* **Problem statement**
Look through the data below and return each line where "chart" appears.
# START OF Provided data
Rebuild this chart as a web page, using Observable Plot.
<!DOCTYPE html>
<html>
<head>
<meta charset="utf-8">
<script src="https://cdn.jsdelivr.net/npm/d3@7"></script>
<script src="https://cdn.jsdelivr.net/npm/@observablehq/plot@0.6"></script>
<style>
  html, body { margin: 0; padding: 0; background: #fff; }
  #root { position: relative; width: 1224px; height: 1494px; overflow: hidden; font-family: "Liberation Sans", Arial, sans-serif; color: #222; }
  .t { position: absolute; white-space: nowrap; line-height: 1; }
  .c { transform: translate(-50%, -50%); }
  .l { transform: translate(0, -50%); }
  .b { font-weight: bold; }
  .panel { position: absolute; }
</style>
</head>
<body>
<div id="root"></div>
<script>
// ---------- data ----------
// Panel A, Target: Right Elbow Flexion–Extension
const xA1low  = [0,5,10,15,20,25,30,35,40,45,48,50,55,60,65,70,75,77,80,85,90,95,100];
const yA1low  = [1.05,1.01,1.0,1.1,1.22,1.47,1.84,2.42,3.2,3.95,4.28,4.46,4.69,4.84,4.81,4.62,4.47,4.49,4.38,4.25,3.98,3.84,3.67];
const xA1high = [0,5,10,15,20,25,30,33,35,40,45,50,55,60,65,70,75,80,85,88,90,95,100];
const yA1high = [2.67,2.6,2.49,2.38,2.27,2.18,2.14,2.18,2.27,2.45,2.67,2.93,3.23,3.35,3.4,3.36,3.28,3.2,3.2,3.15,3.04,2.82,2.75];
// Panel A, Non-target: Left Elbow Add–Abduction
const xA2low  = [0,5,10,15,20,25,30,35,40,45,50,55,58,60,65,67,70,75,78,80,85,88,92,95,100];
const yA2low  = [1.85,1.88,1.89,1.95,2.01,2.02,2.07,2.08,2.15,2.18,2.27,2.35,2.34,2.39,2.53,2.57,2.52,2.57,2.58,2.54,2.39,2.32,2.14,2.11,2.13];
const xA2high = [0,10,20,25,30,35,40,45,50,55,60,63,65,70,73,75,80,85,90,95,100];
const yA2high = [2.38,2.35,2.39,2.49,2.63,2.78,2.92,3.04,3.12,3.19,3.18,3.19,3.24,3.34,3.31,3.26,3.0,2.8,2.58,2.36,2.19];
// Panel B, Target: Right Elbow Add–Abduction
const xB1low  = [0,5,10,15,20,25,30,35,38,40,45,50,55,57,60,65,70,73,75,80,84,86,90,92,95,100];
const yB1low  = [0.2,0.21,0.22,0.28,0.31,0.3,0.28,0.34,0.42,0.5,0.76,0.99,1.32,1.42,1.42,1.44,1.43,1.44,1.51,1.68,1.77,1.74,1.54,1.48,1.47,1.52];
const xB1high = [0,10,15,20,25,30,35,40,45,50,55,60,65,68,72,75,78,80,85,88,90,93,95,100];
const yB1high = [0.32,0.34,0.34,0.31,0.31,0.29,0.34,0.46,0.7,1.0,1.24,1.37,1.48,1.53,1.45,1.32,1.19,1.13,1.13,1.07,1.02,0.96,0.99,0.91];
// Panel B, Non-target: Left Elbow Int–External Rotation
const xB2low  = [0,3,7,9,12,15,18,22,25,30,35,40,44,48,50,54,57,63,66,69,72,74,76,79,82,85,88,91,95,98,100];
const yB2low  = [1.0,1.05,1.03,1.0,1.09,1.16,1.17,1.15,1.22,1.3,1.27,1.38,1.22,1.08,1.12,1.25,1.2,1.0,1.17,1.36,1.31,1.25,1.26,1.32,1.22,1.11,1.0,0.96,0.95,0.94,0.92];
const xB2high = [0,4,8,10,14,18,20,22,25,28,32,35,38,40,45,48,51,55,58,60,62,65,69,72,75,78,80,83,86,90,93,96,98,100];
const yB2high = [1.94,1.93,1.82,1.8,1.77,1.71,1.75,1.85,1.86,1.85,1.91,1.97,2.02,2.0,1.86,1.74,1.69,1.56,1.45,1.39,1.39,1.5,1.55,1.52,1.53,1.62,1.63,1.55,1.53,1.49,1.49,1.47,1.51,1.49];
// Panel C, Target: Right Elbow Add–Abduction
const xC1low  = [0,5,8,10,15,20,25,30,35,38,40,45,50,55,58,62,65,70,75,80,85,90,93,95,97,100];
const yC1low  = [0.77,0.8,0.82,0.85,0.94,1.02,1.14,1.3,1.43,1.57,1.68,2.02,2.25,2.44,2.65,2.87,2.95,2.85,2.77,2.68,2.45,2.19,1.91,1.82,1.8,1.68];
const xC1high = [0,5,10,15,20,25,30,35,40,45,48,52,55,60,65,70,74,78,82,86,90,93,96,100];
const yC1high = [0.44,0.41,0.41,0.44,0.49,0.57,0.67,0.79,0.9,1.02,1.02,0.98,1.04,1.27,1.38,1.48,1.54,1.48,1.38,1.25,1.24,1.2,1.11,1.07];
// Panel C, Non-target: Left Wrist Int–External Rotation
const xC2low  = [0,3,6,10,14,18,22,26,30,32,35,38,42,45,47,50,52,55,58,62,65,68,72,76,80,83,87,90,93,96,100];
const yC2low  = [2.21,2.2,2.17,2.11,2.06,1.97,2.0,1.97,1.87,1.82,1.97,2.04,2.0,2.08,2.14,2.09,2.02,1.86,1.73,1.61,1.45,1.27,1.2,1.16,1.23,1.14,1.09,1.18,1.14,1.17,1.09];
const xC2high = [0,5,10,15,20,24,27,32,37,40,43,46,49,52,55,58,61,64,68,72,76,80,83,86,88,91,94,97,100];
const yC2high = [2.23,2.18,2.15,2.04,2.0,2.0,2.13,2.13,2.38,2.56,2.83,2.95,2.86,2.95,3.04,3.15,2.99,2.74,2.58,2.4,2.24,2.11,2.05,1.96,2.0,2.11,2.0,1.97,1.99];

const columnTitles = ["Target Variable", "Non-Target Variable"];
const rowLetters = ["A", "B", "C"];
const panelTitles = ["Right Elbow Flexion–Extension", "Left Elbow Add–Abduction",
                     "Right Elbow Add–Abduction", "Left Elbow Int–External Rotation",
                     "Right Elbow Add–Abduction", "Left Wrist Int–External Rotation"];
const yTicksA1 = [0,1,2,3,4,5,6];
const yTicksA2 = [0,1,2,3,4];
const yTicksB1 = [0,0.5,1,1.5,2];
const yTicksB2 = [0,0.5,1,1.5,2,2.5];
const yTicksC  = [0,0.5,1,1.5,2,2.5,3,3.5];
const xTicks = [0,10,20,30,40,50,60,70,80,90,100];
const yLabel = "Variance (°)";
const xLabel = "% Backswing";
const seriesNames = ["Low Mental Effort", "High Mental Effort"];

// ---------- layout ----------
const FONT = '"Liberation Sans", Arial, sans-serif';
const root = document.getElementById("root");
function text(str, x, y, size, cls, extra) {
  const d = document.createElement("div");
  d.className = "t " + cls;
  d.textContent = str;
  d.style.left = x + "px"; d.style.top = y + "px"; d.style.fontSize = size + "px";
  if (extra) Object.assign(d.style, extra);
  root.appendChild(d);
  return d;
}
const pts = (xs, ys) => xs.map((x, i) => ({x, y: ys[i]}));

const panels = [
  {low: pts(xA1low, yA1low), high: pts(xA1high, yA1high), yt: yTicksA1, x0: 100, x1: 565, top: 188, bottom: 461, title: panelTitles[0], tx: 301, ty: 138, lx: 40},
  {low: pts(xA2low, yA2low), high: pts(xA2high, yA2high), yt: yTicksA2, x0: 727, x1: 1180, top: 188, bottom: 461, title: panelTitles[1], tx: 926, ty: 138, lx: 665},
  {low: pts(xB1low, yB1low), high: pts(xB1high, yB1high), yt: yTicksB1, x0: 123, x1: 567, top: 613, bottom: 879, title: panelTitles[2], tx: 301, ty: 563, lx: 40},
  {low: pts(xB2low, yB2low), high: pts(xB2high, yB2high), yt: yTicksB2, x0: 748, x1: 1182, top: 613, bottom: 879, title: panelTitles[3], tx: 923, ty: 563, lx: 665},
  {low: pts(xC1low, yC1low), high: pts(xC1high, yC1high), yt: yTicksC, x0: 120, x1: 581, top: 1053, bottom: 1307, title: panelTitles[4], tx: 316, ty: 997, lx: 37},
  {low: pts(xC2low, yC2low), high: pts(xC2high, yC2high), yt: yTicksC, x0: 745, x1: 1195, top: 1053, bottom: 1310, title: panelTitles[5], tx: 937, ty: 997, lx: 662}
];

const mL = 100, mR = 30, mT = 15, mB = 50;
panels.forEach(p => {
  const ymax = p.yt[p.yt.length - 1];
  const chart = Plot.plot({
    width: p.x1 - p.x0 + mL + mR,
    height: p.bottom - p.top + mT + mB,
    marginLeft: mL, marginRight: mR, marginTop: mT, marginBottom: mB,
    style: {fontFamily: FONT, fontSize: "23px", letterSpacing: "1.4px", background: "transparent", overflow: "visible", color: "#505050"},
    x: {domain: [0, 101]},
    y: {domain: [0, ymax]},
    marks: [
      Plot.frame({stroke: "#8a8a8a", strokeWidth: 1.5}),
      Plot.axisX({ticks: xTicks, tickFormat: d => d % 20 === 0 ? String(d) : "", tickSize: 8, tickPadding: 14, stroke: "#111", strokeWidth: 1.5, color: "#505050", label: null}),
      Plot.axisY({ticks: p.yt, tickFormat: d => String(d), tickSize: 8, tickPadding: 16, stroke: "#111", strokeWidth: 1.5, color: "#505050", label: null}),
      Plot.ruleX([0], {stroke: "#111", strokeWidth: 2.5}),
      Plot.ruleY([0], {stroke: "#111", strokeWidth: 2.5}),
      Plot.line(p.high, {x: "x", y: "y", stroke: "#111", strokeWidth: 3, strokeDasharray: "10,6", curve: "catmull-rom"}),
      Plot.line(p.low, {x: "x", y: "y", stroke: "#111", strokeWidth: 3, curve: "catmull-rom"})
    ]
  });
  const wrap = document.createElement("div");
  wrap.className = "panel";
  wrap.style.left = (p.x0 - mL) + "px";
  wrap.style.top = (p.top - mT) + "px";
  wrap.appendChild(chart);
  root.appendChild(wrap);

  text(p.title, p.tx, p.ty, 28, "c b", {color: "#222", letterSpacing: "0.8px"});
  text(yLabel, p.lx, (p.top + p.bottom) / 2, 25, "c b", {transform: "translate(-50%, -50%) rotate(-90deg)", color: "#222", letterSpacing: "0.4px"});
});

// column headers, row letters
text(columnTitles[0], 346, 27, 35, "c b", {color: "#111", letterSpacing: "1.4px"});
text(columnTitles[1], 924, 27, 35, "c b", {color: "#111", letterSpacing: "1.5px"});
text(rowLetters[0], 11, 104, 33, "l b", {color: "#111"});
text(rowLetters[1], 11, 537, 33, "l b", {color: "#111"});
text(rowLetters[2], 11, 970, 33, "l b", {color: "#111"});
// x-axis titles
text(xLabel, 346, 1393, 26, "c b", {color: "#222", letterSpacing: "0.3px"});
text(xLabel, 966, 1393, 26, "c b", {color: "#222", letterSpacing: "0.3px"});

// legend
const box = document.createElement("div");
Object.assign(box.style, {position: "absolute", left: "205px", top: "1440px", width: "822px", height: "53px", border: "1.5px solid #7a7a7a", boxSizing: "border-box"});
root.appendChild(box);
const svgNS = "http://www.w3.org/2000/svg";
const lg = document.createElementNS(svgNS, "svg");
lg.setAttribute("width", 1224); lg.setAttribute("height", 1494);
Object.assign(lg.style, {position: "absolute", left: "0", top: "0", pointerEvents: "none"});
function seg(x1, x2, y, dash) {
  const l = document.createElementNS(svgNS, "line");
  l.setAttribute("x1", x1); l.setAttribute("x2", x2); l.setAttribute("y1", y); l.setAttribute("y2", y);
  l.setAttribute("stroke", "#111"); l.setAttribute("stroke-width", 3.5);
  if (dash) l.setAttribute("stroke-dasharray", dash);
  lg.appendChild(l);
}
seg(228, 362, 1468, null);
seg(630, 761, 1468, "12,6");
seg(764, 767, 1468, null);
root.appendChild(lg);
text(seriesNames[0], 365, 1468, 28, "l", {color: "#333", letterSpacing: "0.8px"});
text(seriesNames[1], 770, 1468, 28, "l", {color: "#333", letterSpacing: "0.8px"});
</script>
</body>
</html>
# END OF Provided data
* **Task answer**
Rebuild this chart as a web page, using Observable Plot.
  const chart = Plot.plot({
  wrap.appendChild(chart);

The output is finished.